RECORDS FOR PROCESSING -
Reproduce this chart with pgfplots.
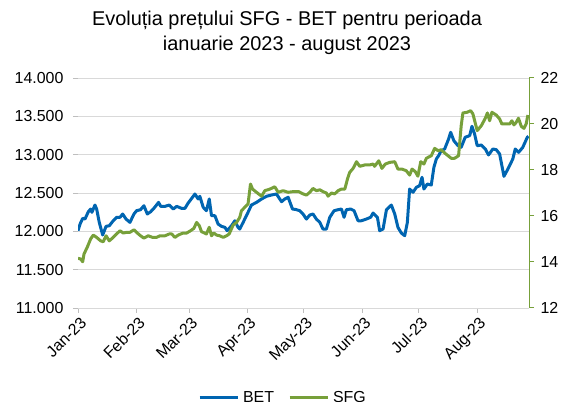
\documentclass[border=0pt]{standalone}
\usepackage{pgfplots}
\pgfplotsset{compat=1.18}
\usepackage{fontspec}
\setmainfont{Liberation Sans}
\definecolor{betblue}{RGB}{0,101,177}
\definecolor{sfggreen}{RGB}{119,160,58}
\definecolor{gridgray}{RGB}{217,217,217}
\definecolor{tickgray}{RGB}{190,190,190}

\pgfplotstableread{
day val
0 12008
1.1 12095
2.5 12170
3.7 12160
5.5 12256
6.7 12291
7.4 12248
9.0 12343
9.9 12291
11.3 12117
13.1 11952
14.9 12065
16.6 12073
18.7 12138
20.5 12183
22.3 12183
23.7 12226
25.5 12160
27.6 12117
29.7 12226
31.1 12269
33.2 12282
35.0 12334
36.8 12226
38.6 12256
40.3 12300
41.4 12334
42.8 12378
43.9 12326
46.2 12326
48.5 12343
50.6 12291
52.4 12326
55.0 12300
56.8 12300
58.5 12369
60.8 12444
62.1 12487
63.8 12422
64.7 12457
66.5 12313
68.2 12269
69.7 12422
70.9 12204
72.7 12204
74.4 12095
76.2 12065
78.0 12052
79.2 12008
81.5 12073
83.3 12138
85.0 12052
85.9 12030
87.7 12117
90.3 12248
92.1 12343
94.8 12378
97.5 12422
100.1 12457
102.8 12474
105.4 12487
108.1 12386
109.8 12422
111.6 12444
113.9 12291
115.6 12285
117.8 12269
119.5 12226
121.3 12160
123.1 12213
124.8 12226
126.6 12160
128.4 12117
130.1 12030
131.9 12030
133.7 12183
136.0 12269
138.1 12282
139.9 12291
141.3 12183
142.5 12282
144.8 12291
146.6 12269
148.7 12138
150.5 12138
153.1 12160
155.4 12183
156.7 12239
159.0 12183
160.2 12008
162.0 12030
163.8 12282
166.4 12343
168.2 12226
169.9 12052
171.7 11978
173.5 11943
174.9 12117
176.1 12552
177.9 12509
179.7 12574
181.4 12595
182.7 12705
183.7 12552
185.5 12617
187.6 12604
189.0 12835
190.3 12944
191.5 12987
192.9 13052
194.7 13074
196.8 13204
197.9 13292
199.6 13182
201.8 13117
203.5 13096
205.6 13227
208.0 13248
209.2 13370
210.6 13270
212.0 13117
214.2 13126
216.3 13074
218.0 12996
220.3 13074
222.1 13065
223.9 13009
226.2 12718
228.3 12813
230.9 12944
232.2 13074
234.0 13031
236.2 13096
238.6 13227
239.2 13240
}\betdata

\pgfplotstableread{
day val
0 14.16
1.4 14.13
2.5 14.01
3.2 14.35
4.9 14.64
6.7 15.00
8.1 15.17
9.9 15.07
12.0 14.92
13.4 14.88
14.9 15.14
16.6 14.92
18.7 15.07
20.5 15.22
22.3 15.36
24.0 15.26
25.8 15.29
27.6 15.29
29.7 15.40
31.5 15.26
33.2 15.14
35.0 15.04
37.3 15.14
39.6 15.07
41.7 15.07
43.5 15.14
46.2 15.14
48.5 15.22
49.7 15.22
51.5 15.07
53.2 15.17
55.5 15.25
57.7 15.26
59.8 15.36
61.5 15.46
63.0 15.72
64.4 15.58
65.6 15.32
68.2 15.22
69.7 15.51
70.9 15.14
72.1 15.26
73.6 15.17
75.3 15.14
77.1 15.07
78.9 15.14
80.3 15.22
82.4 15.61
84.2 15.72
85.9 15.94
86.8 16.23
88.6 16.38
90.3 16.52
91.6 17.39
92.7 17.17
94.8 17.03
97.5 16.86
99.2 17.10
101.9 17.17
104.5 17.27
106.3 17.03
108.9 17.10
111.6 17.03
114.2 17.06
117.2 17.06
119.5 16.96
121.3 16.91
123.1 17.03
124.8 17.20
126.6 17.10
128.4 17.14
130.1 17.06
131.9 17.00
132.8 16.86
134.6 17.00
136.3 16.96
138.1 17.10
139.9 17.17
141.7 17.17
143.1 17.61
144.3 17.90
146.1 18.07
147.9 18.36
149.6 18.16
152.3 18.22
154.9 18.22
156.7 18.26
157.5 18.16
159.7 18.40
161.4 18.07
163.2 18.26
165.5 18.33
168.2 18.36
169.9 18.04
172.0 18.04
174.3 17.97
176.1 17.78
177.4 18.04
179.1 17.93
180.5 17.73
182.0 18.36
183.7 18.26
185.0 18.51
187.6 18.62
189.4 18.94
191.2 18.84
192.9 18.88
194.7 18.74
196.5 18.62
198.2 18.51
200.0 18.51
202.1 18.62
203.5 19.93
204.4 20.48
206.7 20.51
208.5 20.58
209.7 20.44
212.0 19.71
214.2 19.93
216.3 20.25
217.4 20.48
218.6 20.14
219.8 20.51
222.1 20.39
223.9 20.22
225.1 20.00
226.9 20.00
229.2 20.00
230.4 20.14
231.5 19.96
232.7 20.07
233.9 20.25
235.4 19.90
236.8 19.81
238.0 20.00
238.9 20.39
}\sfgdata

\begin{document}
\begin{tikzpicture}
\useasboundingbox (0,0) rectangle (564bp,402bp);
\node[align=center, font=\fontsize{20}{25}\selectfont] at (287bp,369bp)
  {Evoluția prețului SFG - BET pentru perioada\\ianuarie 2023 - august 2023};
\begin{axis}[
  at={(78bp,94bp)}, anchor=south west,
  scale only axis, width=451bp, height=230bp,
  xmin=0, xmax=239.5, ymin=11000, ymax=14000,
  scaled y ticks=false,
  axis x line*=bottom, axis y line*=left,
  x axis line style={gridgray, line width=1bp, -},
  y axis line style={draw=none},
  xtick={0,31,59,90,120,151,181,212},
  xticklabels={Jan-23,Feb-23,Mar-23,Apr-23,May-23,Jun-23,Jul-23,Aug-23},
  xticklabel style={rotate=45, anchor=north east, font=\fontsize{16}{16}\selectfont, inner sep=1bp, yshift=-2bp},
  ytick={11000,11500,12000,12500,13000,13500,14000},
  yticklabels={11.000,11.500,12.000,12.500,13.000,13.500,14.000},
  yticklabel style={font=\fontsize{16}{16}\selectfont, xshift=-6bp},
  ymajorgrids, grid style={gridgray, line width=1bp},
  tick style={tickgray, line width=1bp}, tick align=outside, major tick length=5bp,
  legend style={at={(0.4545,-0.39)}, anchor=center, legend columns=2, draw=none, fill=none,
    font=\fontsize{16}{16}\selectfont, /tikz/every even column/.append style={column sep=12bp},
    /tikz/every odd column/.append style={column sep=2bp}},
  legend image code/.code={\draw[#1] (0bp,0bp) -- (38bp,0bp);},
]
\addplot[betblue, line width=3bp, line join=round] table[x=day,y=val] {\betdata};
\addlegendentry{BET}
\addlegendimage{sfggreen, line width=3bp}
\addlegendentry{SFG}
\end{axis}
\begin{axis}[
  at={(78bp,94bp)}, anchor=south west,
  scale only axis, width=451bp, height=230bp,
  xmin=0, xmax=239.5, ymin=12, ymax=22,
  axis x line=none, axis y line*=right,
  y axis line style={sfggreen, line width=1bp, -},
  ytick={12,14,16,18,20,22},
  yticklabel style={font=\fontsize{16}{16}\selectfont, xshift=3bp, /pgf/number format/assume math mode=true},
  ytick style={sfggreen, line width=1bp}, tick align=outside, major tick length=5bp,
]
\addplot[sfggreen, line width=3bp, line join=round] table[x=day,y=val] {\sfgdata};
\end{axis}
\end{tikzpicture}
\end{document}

---

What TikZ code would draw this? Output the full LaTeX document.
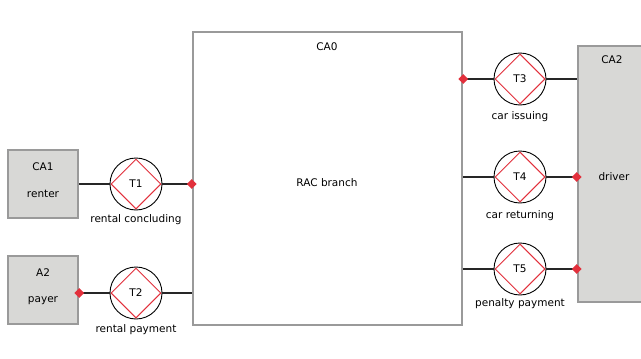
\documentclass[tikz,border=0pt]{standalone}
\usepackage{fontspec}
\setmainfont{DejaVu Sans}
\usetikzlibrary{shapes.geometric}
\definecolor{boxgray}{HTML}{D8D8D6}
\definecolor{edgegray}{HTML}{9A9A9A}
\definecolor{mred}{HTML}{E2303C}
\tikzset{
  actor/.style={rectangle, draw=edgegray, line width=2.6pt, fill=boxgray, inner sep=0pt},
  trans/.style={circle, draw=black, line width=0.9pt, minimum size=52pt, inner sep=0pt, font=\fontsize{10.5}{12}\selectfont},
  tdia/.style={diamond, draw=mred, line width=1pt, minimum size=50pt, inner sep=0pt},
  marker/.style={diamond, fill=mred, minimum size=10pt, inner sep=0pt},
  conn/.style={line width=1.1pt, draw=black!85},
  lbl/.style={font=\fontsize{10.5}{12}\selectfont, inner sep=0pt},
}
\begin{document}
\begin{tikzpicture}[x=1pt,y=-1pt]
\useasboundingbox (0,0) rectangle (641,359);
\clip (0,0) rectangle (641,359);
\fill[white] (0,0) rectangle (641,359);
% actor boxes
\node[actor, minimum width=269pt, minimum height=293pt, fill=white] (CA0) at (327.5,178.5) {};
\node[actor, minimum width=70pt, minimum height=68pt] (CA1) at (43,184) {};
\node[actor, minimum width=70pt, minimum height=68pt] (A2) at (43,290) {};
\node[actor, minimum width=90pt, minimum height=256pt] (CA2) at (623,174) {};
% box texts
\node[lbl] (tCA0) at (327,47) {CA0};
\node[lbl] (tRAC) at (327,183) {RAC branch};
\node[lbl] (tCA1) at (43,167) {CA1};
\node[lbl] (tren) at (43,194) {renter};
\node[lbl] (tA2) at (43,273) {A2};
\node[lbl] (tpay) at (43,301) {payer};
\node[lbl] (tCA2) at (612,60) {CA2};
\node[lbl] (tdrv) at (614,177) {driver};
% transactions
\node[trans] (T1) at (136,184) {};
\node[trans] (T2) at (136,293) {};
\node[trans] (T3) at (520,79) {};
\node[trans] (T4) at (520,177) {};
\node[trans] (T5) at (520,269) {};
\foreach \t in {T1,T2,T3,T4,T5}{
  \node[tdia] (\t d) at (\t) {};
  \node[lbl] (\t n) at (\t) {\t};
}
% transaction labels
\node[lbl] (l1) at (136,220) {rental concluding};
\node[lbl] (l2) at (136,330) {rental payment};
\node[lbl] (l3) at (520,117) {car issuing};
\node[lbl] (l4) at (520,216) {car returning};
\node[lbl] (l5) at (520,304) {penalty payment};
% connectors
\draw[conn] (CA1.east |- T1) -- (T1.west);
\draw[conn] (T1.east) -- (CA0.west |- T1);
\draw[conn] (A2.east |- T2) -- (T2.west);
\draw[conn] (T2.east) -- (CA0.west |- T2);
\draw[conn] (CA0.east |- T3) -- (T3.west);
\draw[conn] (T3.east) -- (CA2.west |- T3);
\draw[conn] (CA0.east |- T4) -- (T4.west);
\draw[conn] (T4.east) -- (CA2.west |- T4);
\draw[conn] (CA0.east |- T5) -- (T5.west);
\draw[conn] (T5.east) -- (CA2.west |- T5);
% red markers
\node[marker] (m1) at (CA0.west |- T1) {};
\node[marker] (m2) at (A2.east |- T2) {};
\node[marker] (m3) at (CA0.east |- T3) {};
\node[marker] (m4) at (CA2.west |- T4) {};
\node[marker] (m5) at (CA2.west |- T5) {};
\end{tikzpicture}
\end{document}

---

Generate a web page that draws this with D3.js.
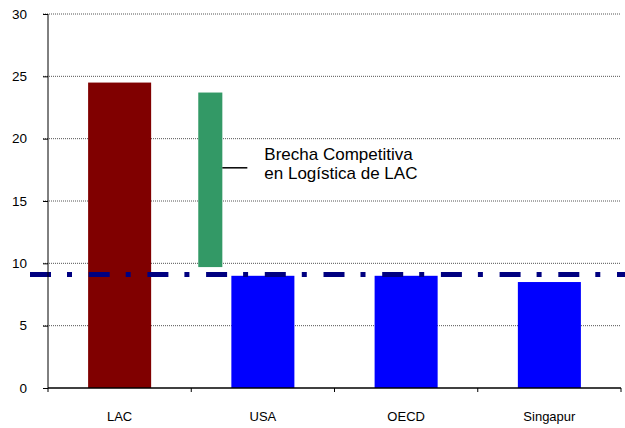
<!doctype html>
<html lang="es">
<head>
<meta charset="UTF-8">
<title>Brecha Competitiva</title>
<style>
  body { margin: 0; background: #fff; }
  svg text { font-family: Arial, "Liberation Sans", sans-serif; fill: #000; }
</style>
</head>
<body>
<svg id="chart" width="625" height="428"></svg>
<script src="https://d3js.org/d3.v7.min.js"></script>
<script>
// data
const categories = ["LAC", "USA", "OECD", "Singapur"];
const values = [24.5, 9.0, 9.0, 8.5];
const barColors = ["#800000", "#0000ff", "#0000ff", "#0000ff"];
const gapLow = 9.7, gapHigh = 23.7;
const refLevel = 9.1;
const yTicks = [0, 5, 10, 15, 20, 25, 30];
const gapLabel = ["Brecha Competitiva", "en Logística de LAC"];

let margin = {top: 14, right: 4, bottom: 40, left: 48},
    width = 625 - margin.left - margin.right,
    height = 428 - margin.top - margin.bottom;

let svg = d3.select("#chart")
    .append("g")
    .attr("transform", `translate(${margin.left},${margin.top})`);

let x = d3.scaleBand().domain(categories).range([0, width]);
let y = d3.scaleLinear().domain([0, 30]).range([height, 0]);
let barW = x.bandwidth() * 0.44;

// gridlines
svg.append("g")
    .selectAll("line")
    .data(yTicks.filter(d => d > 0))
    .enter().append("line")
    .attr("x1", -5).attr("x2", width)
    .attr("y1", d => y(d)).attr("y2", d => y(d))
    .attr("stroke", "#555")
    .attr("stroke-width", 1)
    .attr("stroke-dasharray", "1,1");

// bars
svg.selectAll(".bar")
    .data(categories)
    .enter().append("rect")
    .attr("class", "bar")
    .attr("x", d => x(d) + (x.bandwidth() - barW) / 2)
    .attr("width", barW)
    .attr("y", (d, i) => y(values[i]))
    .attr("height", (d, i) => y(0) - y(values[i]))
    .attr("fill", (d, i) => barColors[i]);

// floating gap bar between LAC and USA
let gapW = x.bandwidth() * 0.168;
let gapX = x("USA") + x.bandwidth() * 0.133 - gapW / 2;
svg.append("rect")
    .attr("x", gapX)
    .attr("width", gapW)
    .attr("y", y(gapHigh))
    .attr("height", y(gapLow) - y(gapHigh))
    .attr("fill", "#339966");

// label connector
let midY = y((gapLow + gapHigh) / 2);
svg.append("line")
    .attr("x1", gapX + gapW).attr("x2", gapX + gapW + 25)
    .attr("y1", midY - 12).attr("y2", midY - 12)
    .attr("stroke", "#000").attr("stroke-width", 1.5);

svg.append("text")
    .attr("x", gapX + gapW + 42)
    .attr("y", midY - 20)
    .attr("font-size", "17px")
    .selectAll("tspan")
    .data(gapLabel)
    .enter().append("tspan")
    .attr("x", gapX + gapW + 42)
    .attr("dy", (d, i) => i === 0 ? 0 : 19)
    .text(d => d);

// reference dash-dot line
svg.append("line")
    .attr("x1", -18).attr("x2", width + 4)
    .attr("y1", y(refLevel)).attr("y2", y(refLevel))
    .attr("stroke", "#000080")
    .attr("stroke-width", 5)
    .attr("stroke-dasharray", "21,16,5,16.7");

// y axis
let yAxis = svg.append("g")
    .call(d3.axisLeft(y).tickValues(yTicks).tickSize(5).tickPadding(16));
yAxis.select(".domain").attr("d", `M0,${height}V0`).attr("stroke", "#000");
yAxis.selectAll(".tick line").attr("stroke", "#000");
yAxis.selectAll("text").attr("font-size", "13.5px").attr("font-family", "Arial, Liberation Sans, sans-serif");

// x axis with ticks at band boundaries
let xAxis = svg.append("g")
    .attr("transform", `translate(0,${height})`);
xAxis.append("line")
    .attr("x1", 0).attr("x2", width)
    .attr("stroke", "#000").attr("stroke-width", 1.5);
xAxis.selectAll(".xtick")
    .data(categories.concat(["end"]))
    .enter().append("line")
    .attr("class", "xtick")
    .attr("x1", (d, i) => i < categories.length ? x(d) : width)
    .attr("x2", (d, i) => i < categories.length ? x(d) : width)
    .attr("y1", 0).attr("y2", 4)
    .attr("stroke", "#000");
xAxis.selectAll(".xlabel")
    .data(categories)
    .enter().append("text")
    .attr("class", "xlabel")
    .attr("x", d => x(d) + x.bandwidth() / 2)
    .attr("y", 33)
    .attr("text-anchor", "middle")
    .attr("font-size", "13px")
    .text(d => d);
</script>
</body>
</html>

WRITTEN EXERCISE -
Using the records above, pull out each line where the word "code" occurs.

THE SOLUTION -
  legend image code/.code={\draw[#1] (0bp,0bp) -- (38bp,0bp);},
What TikZ code would draw this? Output the full LaTeX document.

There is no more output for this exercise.